Japan to Privatize Postal System

October 14, 2005

Japanese Prime Minister Junichiro Koizumi made good on his promise to privatize the country’s giant postal system when the upper house of parliament, which had refused the measure in August, passed the postal reform bill by 134 votes to 100.

The earlier refusal prompted Koizumi to call an unscheduled election, which he won in a landslide. In doing so the Prime Minister overturned many long-standing Japanese political traditions. He personally picked a number of Liberal Democratic Party (LDP) candidates to run for election who supported him, shunting aside many party members who had opposed privatizing Japan Post.

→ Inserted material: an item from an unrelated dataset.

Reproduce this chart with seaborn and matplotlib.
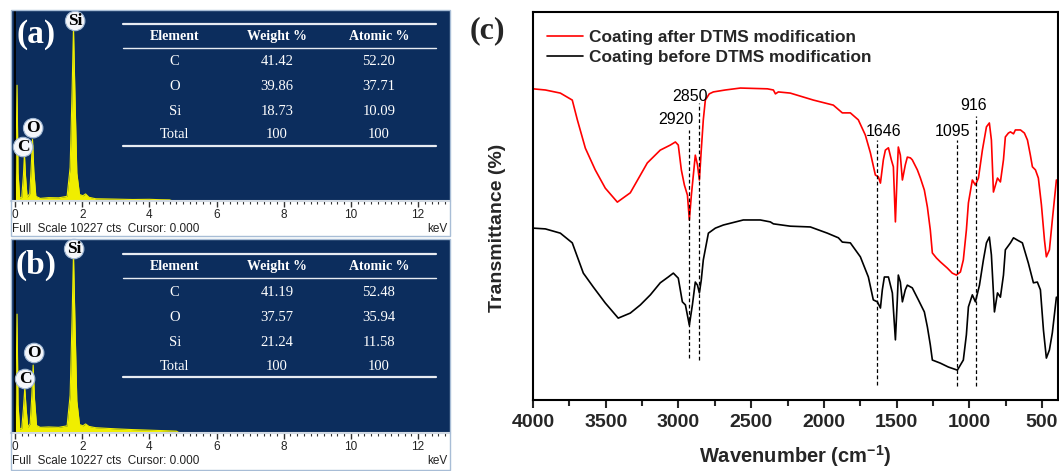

The postal system has around $3 trillion in assets and, in addition to delivering the mail, performs a number of other services, including the sale of savings and insurance products, from around 25,000 offices throughout the country. Over the years Japan Post has been a stalwart supporter of the LDP, which has governed Japan for most of the post Wold War II era. Politicians frequently tapped the system’s enormous reserves to fund vote-winning public works projects (many of dubious economic value), and relied on party appointed rural postmasters to help drum up support.

Koizumi has long fought for reforming the system, even at the expense of his own party. He maintains that the capital tied up in Japan Post could be far more efficiently used by the private sector, and breaking up the state monopoly of the postal service represents a big step towards that goal.

Most analysts have applauded Koizumi’s efforts to end the practice of government borrowing at low cost from Japan Post in order to finance Japan’s huge debt load, which is approaching 150 percent of the country’s GDP. Every time Koizumi has taken a step towards that goal, share prices have risen, but today Japan’s Nikkei Index fell back by around .02 percent. Apparently the market had anticipated the news.

Japanese insurers stand to benefit from the privatization, as it will level the playing field for financial and insurance products, and could well stimulate the country’s highly competitive private insurance sector.

However the privatization will be tightly controlled. The first step is the formation of a holding company, which will take over control of the system, and separate it into four divisions: savings, insurance, postal services and a fourth for human resources and property management.

Starting in 2007, the company will begin to gradually self off parts of Japan Post, but the savings and insurance divisions will be permitted to maintain cross shareholdings in one another to protect them from takeovers.

The sell-off remains controversial as many of Japan Post’s branches are in rural areas and local populations largely depend on them for banking and insurance. There’s also the question of how many of the approximately 260,000 workers currently employed by Japan Post will retain their jobs.